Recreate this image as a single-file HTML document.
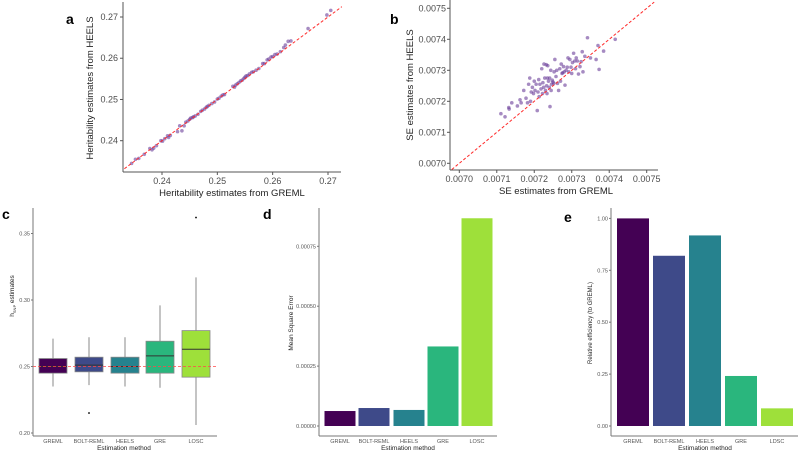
<!DOCTYPE html>
<html><head><meta charset="utf-8"><style>
html,body{margin:0;padding:0;background:#fff;}
svg{display:block;font-family:"Liberation Sans",sans-serif;}
</style></head><body>
<svg id="fig" width="800" height="452" viewBox="0 0 800 452"></svg>
<script>
// ---- data ----
const aX=[0.2345,0.2352,0.2358,0.2368,0.2378,0.2382,0.2385,0.2390,0.2398,0.2401,0.2405,0.2410,0.2412,0.2415,0.2428,0.2432,0.2436,0.2440,0.2443,0.2447,0.2450,0.2452,0.2455,0.2457,0.2460,0.2465,0.2470,0.2473,0.2477,0.2480,0.2482,0.2485,0.2490,0.2495,0.2500,0.2503,0.2507,0.2510,0.2513,0.2528,0.2531,0.2533,0.2536,0.2539,0.2542,0.2545,0.2548,0.2550,0.2552,0.2555,0.2558,0.2562,0.2565,0.2570,0.2575,0.2582,0.2585,0.2590,0.2593,0.2597,0.2600,0.2604,0.2608,0.2614,0.2620,0.2623,0.2628,0.2633,0.2664,0.2698,0.2705];
const aY=[0.2345,0.2355,0.2357,0.2367,0.2381,0.2378,0.2382,0.2388,0.2400,0.2399,0.2405,0.2412,0.2408,0.2413,0.2422,0.2436,0.2424,0.2436,0.2445,0.2448,0.2452,0.2455,0.2456,0.2458,0.2460,0.2464,0.2471,0.2474,0.2477,0.2481,0.2483,0.2486,0.2490,0.2494,0.2501,0.2503,0.2508,0.2511,0.2512,0.2532,0.2530,0.2535,0.2538,0.2541,0.2545,0.2547,0.2551,0.2554,0.2557,0.2558,0.2562,0.2566,0.2567,0.2571,0.2575,0.2587,0.2587,0.2596,0.2598,0.2603,0.2604,0.2609,0.2610,0.2616,0.2626,0.2632,0.2641,0.2642,0.2672,0.2705,0.2716];
const bX=[0.007111,0.007122,0.007132,0.007133,0.007140,0.007155,0.007162,0.007165,0.007172,0.007178,0.007182,0.007185,0.007188,0.007190,0.007192,0.007195,0.007198,0.007200,0.007202,0.007205,0.007208,0.007210,0.007212,0.007213,0.007215,0.007218,0.007220,0.007222,0.007223,0.007225,0.007226,0.007228,0.007230,0.007232,0.007233,0.007234,0.007235,0.007236,0.007238,0.007240,0.007241,0.007242,0.007244,0.007245,0.007246,0.007248,0.007250,0.007252,0.007253,0.007255,0.007258,0.007260,0.007262,0.007265,0.007268,0.007270,0.007272,0.007274,0.007276,0.007278,0.007280,0.007282,0.007285,0.007288,0.007290,0.007292,0.007295,0.007298,0.007300,0.007302,0.007305,0.007308,0.007310,0.007312,0.007315,0.007318,0.007322,0.007325,0.007328,0.007330,0.007335,0.007342,0.007350,0.007365,0.007370,0.007373,0.007385,0.007416];
const bY=[0.007160,0.007150,0.007180,0.007175,0.007195,0.007185,0.007205,0.007195,0.007235,0.007210,0.007195,0.007255,0.007275,0.007200,0.007230,0.007245,0.007225,0.007265,0.007235,0.007255,0.007170,0.007230,0.007270,0.007215,0.007255,0.007240,0.007305,0.007225,0.007260,0.007245,0.007320,0.007275,0.007235,0.007318,0.007250,0.007225,0.007275,0.007315,0.007265,0.007245,0.007275,0.007183,0.007300,0.007235,0.007255,0.007268,0.007262,0.007258,0.007295,0.007335,0.007280,0.007300,0.007258,0.007235,0.007305,0.007265,0.007320,0.007290,0.007292,0.007312,0.007295,0.007252,0.007300,0.007310,0.007340,0.007295,0.007335,0.007310,0.007290,0.007325,0.007355,0.007330,0.007305,0.007340,0.007330,0.007288,0.007312,0.007328,0.007360,0.007295,0.007345,0.007405,0.007340,0.007335,0.007380,0.007303,0.007362,0.007400];
const methods=["GREML","BOLT-REML","HEELS","GRE","LOSC"];
const colors=["#440154","#3e4a89","#26828e","#2ab67d","#9ee03a"];
const boxLo=[0.235,0.236,0.235,0.234,0.206];
const boxQ1=[0.245,0.246,0.245,0.245,0.242];
const boxMed=[0.250,0.251,0.250,0.258,0.263];
const boxQ3=[0.256,0.257,0.257,0.269,0.277];
const boxHi=[0.271,0.272,0.272,0.296,0.317];
const outM=[1,4];
const outV=[0.215,0.362];
const cTicks=[0.20,0.25,0.30,0.35];
const mse=[0.0000625,0.000075,0.000067,0.000332,0.000867];
const dTicks=[0,0.00025,0.0005,0.00075];
const dLabels=["0.00000","0.00025","0.00050","0.00075"];
const eMethods=["GREML","BOLT-REML","HEELS","GRE","LDSC"];
const eff=[1.0,0.82,0.918,0.241,0.085];
const eTicks=[0,0.25,0.5,0.75,1.0];
const eLabels=["0.00","0.25","0.50","0.75","1.00"];
const abTicks=[0.24,0.25,0.26,0.27];
const bTicks=[0.0070,0.0071,0.0072,0.0073,0.0074,0.0075];

const NS="http://www.w3.org/2000/svg";
const svg=document.getElementById('fig');
function el(tag,attrs,parent,txt){const e=document.createElementNS(NS,tag);for(const k in attrs)e.setAttribute(k,attrs[k]);if(txt!==undefined)e.textContent=txt;(parent||svg).appendChild(e);return e;}
function lin(d0,d1,r0,r1){return v=>r0+(v-d0)/(d1-d0)*(r1-r0);}
function grp(name){const g=el('g',{},svg);return g;}
function label(t,x,y){const e=el('text',{x:x,y:y,'font-size':14,'font-weight':'bold',fill:'#000'},svg,t);}

// ---- panel a ----
(function(){
const g=grp('panel-a-scatter');
const X=lin(0.24,0.27,162,328), Y=lin(0.24,0.27,140.7,17);
el('line',{x1:123,y1:2,x2:123,y2:172,stroke:'#555','stroke-width':1},g);
el('line',{x1:123,y1:172,x2:341,y2:172,stroke:'#555','stroke-width':1},g);
abTicks.forEach(t=>{
 el('line',{x1:X(t),y1:172,x2:X(t),y2:175,stroke:'#555'},g);
 el('text',{x:X(t),y:184,'font-size':9,fill:'#4d4d4d','text-anchor':'middle'},g,t.toFixed(2));
 el('line',{x1:120,y1:Y(t),x2:123,y2:Y(t),stroke:'#555'},g);
 el('text',{x:118,y:Y(t)+3,'font-size':9,fill:'#4d4d4d','text-anchor':'end'},g,t.toFixed(2));
});
aX.forEach((v,i)=>{const c=el('circle',{cx:X(v),cy:Y(aY[i]),r:1.8,fill:'#6a3d9a','fill-opacity':0.6},g);});
el('line',{x1:X(0.2332),y1:Y(0.2332),x2:X(0.2725),y2:Y(0.2725),stroke:'#ff2a2a','stroke-width':1,'stroke-dasharray':'3,2'},g);
el('text',{x:232,y:196,'font-size':9.5,fill:'#222','text-anchor':'middle'},g,'Heritability estimates from GREML');
el('text',{x:0,y:0,'font-size':9.5,fill:'#222','text-anchor':'middle',transform:'translate(93,88) rotate(-90)'},g,'Heritability estimates from HEELS');
})();
label('a',66,24);

// ---- panel b ----
(function(){
const g=grp('panel-b-scatter');
const X=lin(0.0070,0.0075,459.3,646.7), Y=lin(0.0070,0.0075,163.3,8.3);
el('line',{x1:450,y1:0,x2:450,y2:170,stroke:'#555'},g);
el('line',{x1:450,y1:170,x2:658,y2:170,stroke:'#555'},g);
bTicks.forEach(t=>{
 el('line',{x1:X(t),y1:170,x2:X(t),y2:173,stroke:'#555'},g);
 el('text',{x:X(t),y:182,'font-size':9,fill:'#4d4d4d','text-anchor':'middle'},g,t.toFixed(4));
 el('line',{x1:447,y1:Y(t),x2:450,y2:Y(t),stroke:'#555'},g);
 el('text',{x:446,y:Y(t)+3,'font-size':9,fill:'#4d4d4d','text-anchor':'end'},g,t.toFixed(4));
});
bX.forEach((v,i)=>{const c=el('circle',{cx:X(v),cy:Y(bY[i]),r:1.8,fill:'#6a3d9a','fill-opacity':0.6},g);});
el('line',{x1:X(0.00698),y1:Y(0.00698),x2:X(0.00752),y2:Y(0.00752),stroke:'#ff2a2a','stroke-width':1,'stroke-dasharray':'3,2'},g);
el('text',{x:556,y:194,'font-size':9.5,fill:'#222','text-anchor':'middle'},g,'SE estimates from GREML');
el('text',{x:0,y:0,'font-size':9.5,fill:'#222','text-anchor':'middle',transform:'translate(413,85) rotate(-90)'},g,'SE estimates from HEELS');
})();
label('b',390,24);

// ---- panel c ----
(function(){
const g=grp('panel-c-boxplot');
const Y=lin(0.20,0.35,433,233.5);
const cx=[53,89,125,160,196];
el('line',{x1:33,y1:208,x2:33,y2:436,stroke:'#777'},g);
el('line',{x1:33,y1:436,x2:217,y2:436,stroke:'#777'},g);
cTicks.forEach(t=>{
 el('line',{x1:31,y1:Y(t),x2:33,y2:Y(t),stroke:'#777'},g);
 el('text',{x:30,y:Y(t)+2,'font-size':5.5,fill:'#555','text-anchor':'end'},g,t.toFixed(2));
});
methods.forEach((m,i)=>{
 el('line',{x1:cx[i],y1:Y(boxHi[i]),x2:cx[i],y2:Y(boxLo[i]),stroke:'#888'},g);
 const r=el('rect',{x:cx[i]-14,y:Y(boxQ3[i]),width:28,height:Y(boxQ1[i])-Y(boxQ3[i]),fill:colors[i],stroke:'#888','stroke-width':0.8},g);
 
 el('line',{x1:cx[i]-14,y1:Y(boxMed[i]),x2:cx[i]+14,y2:Y(boxMed[i]),stroke:'#333','stroke-width':1},g);
 el('text',{x:cx[i],y:443,'font-size':5.5,fill:'#555','text-anchor':'middle'},g,m);
});
outM.forEach((m,i)=>{el('circle',{cx:cx[m],cy:Y(outV[i]),r:0.9,fill:'#000'},g);});
el('line',{x1:33,y1:Y(0.25),x2:217,y2:Y(0.25),stroke:'#ff4a4a','stroke-width':0.8,'stroke-dasharray':'3,2'},g);
el('text',{x:124,y:450,'font-size':6.5,fill:'#222','text-anchor':'middle'},g,'Estimation method');
const t=el('text',{x:0,y:0,'font-size':6.5,fill:'#222','text-anchor':'middle',transform:'translate(14,296) rotate(-90)'},g,'h');
el('tspan',{'font-size':4,dy:2},t,'SNP');el('tspan',{'font-size':6.5,dy:-2},t,'\u00a0estimates');
})();
label('c',2,219);

// ---- panel d ----
(function(){
const g=grp('panel-d-bars');
const Y=lin(0,0.00075,426,246.3);
const cx=[340,374,409,443,477];
el('line',{x1:319,y1:208,x2:319,y2:436,stroke:'#777'},g);
el('line',{x1:319,y1:436,x2:497,y2:436,stroke:'#777'},g);
dTicks.forEach((t,i)=>{
 el('line',{x1:317,y1:Y(t),x2:319,y2:Y(t),stroke:'#777'},g);
 el('text',{x:316,y:Y(t)+2,'font-size':5.5,fill:'#555','text-anchor':'end'},g,dLabels[i]);
});
mse.forEach((v,i)=>{
 const r=el('rect',{x:cx[i]-15.5,y:Y(v),width:31,height:Y(0)-Y(v),fill:colors[i]},g);
 
 el('text',{x:cx[i],y:443,'font-size':5.5,fill:'#555','text-anchor':'middle'},g,methods[i]);
});
el('text',{x:408,y:450,'font-size':6.5,fill:'#222','text-anchor':'middle'},g,'Estimation method');
el('text',{x:0,y:0,'font-size':6.5,fill:'#222','text-anchor':'middle',transform:'translate(293,323) rotate(-90)'},g,'Mean Square Error');
})();
label('d',263,219);

// ---- panel e ----
(function(){
const g=grp('panel-e-bars');
const Y=lin(0,0.75,426,270.3);
const cx=[633,669,705,741,777];
el('line',{x1:611,y1:208,x2:611,y2:436,stroke:'#777'},g);
el('line',{x1:611,y1:436,x2:798,y2:436,stroke:'#777'},g);
eTicks.forEach((t,i)=>{
 el('line',{x1:609,y1:Y(t),x2:611,y2:Y(t),stroke:'#777'},g);
 el('text',{x:608,y:Y(t)+2,'font-size':5.5,fill:'#555','text-anchor':'end'},g,eLabels[i]);
});
eff.forEach((v,i)=>{
 const r=el('rect',{x:cx[i]-16,y:Y(v),width:32,height:Y(0)-Y(v),fill:colors[i]},g);
 
 el('text',{x:cx[i],y:443,'font-size':5.5,fill:'#555','text-anchor':'middle'},g,eMethods[i]);
});
el('text',{x:705,y:450,'font-size':6.5,fill:'#222','text-anchor':'middle'},g,'Estimation method');
el('text',{x:0,y:0,'font-size':6,fill:'#222','text-anchor':'middle',transform:'translate(592,323) rotate(-90)'},g,'Relative efficiency (to GREML)');
})();
label('e',564,222);
</script>
</body></html>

THE TASK: Count the lines above in which the word "document" appears, then state only that count.

EXERCISE ANSWER: 3